Friday, February 5, 2010

The Best and Worst Teacher in Film Pt. 2

Alright, kids, best pack light ‘cause this is a long one.

The Good:
Sean Connery in
Finding Forrester

Finding Forrester really walks the razors edge when it comes to good teachers in film. It’s got all of the staples of sappy teacher movies: Urban youth at risk, the Caucasian mentor, an all-or-nothing cinematic climax, and sweet, sweet, interracial jailbait.

Speaking of interracial love, how much does this look like a romantic comedy poster?

There are two things that keep Finding Forrester from going from realistically sweet to movie-diabetes and that’s the complexity of the characters relationship and good acting.

The best real life student-teacher relationships are two-way streets. Almost every film about teaching forgets this, but Finding Forrester doesn’t. Sean Connery’s character is an old bastard, but he’s bored and watching the main character, Jamal, develop as a writer entertains him. Unlike a lot of movie teachers, Connery didn’t set out to change the world through teaching, he just stumbled across a kid who happens to be really good at something Connery knows a lot about. Similarly, Jamal gets a kick out of being a pain in whitey’s ass just as much as he likes having him as a mentor. This is the kind of depth of human experience that a lot films gloss over or forget entirely, but it makes or breaks this movie.

No, Dog, it is you who are the man now.

The complexity and depth of their relationship wouldn’t work without good actors, though. I can’t imagine anyone but Sean Connery in this role. He’s one of the few actors who can play both racist asshole and nurturing tutor in the same breath. Anyone else would either come off as too condescending or too eager, but Connery is neither. Rob Brown has only been in a few films, but just like Connery he plays a sweet spot that few can pull off. It’s the subtle ways that you see Jamal as a three-dimensional person that keeps his character from being the kind of interchangeable street toughs you see in similar movies.

That said, every still shot makes it look like they’re about to kiss.


The Bad:
Robin Williams in
Dead Poets Society

Dead Poets Society is such a staple of the “inspiring teaching” genre that no one even questions what’s supposed to be so inspiring about it.

Oddly, “giggling while schoolboys cup your balls” is not one of this film’s IMDB tags.
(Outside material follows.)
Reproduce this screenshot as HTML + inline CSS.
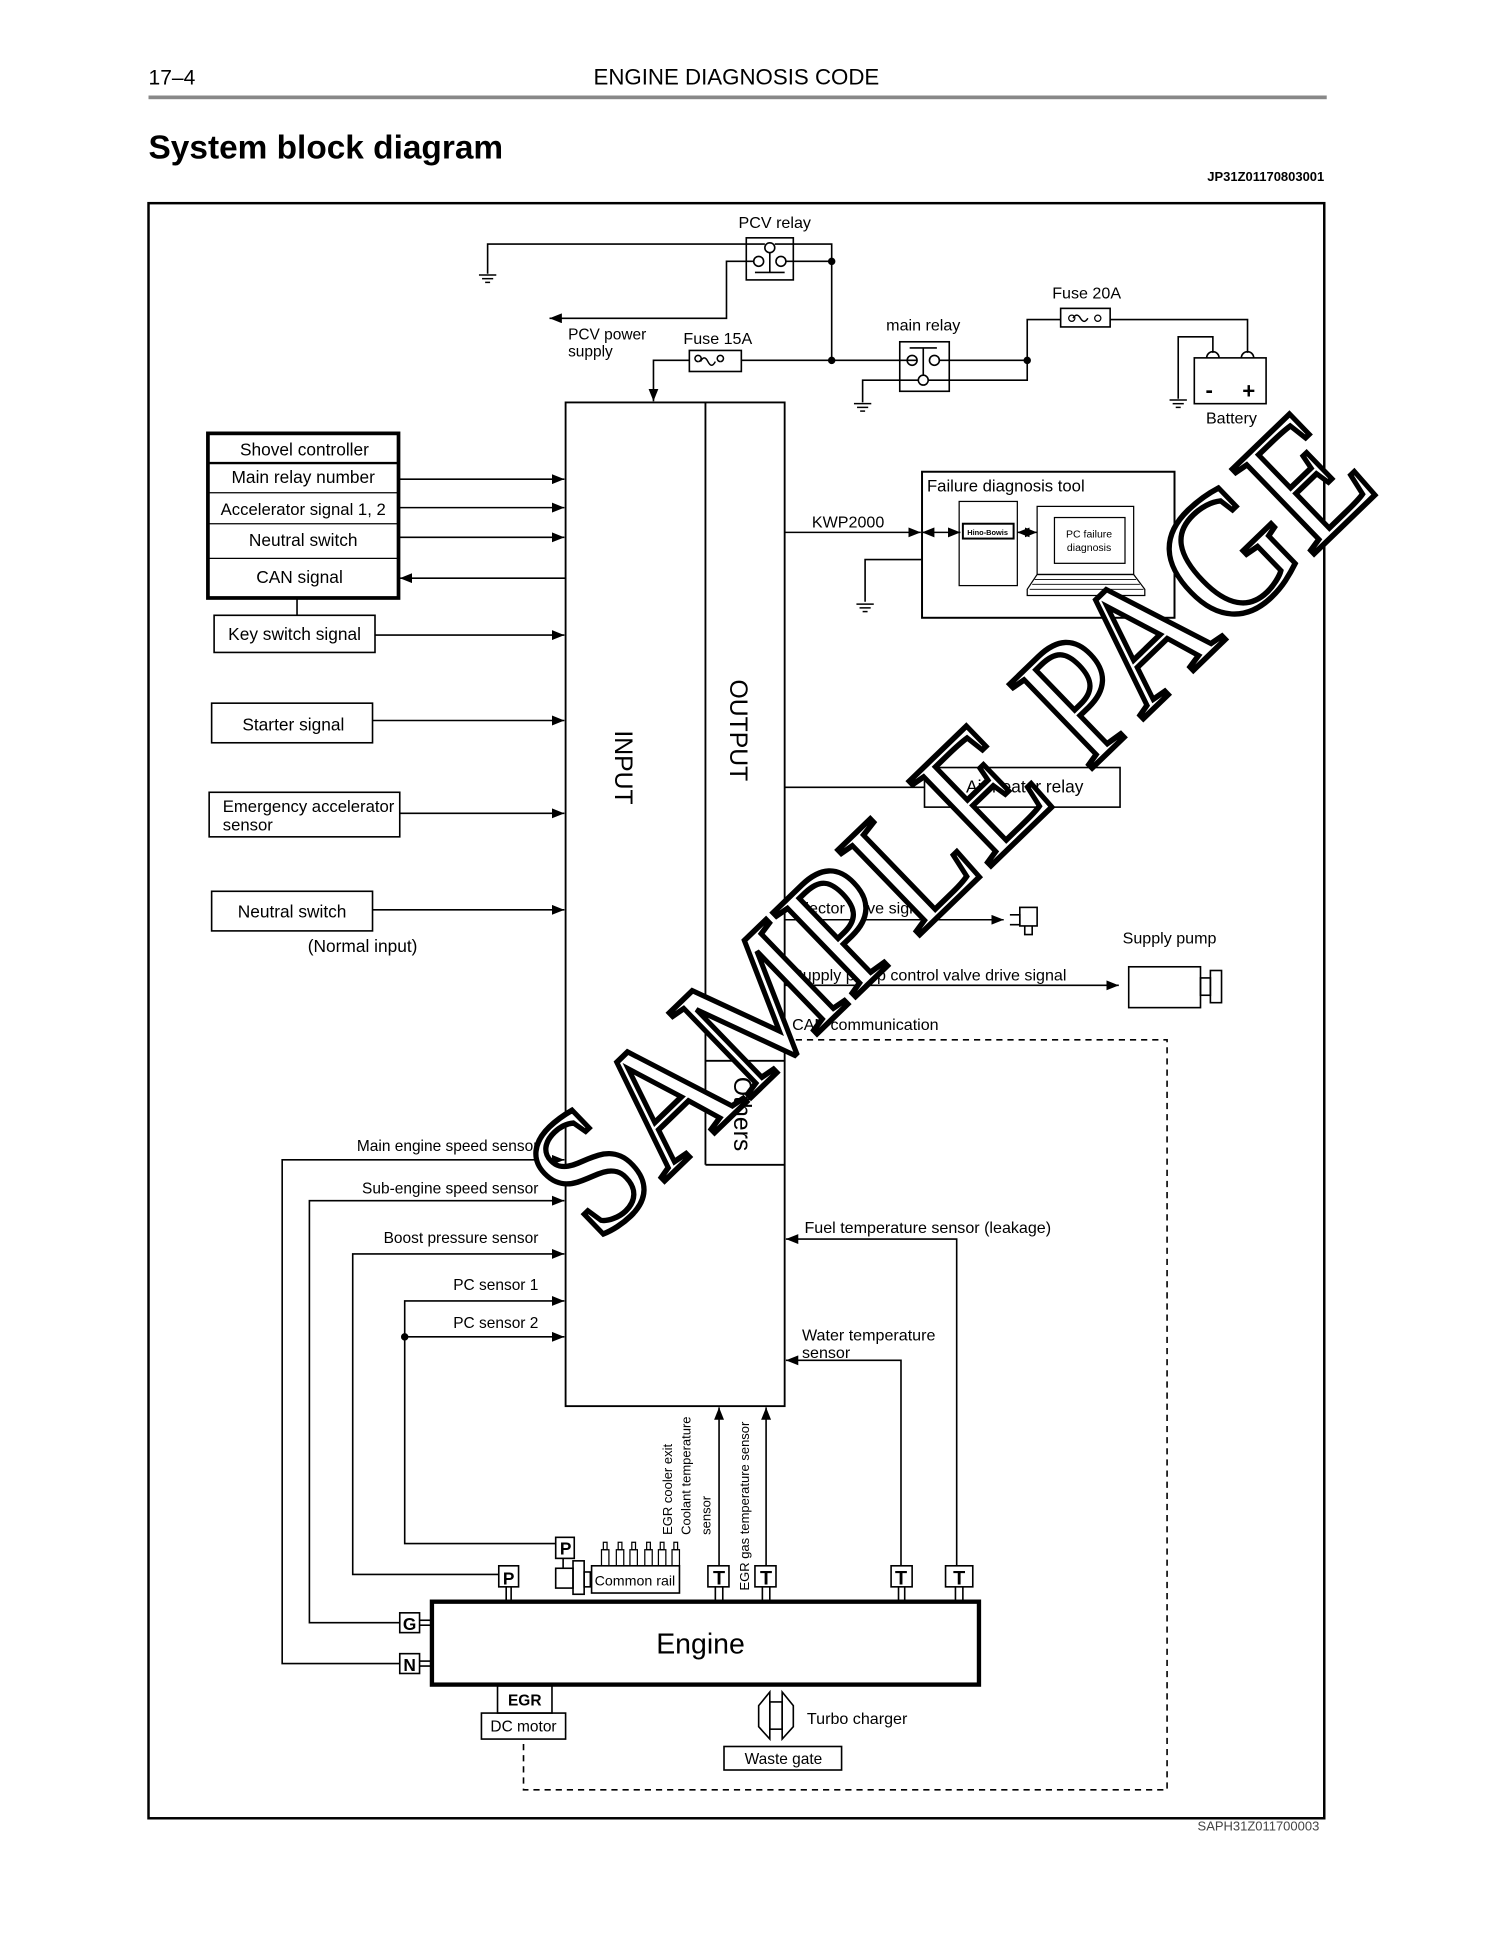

But it really should be.

Don’t get me wrong, Robin Williams is a fantastic actor when the director remembers to hide the cocaine. Unfortunately, in this case Peter Weir didn’t remember that in an “inspiring” film it’s usually a good idea for the characters to actually be inspired somehow.

Robin Williams renegade literature teacher sticks it to the uptight, conservative administration primarily by being slightly less uptight and conservative in comparison. He shocks the authority of the school by referencing Walt Whitman, flouts the rules by taking students outside and teaching them Latin, and spits in the eye of God by encouraging his pupils to form a literary society.

Now, Williams does have his kids rip a chapter out of their textbooks, and we get it, the setting is literally old school, but it takes place in 1959, not the Dark Ages.

Standing on desks? He’s a witch!

This film takes place in the same year the Vietnam War started, four years before JFK is assassinated, nine years before the slayings of Martin Luther King Jr. and Robert Kennedy and a mere decade before Woodstock, and you’re telling me a prep school student’s dad is flipping a shit over his son performing Shakespeare?

Granted, I was not alive in the 1950s and cannot truly know the prevailing zeitgeist, but if Robin Williams got fired for advocating Walt Whitman, Latin, and Shakespeare, what was he supposed to be teaching? The most efficient method for torturing a confession from a suspected heretic? The proper method for balancing the humors? How to prevent the rusting of chastity belts?

This is the ultimate inspiration letdown because not only does the audience not understand what the big deal is, but neither do the characters. One student kills himself, another helps fire Williams and the others don’t really do anything, until the very end when some of them stand on their desks and recite Walt Whitman again.

In other movies borderline-retarded inner city kids get into Harvard and the best these silver spoons can do is get off their asses and remember what their teacher liked to be called. That’s either the least inspiring message ever put to celluloid or it’s the most mind-blowingly complex biblical allegory in history. You be the judge.

Any guesses which one is supposed to represent Mary Magdalene?

Next time around we’ll be looking at a couple of more recent films, Mean Girls and Precious, so get ready for me to make fun of obesity, incest, and HIV. It’ll be like if Family Guy was a blog!

1 comment:

  1. I think the only thing keeping Dead Poets Society afloat was the hunk factor. Nerdy girls everywhere were creaming as the boys recited the blasphemous poetry. I had a thing for the suicidal one. lol. I think it was his "I'm conservative but secretly a bit of fruit" appeal. I tend to crush on gay men (Neil Patrick Harris, Zach Quinto, etc).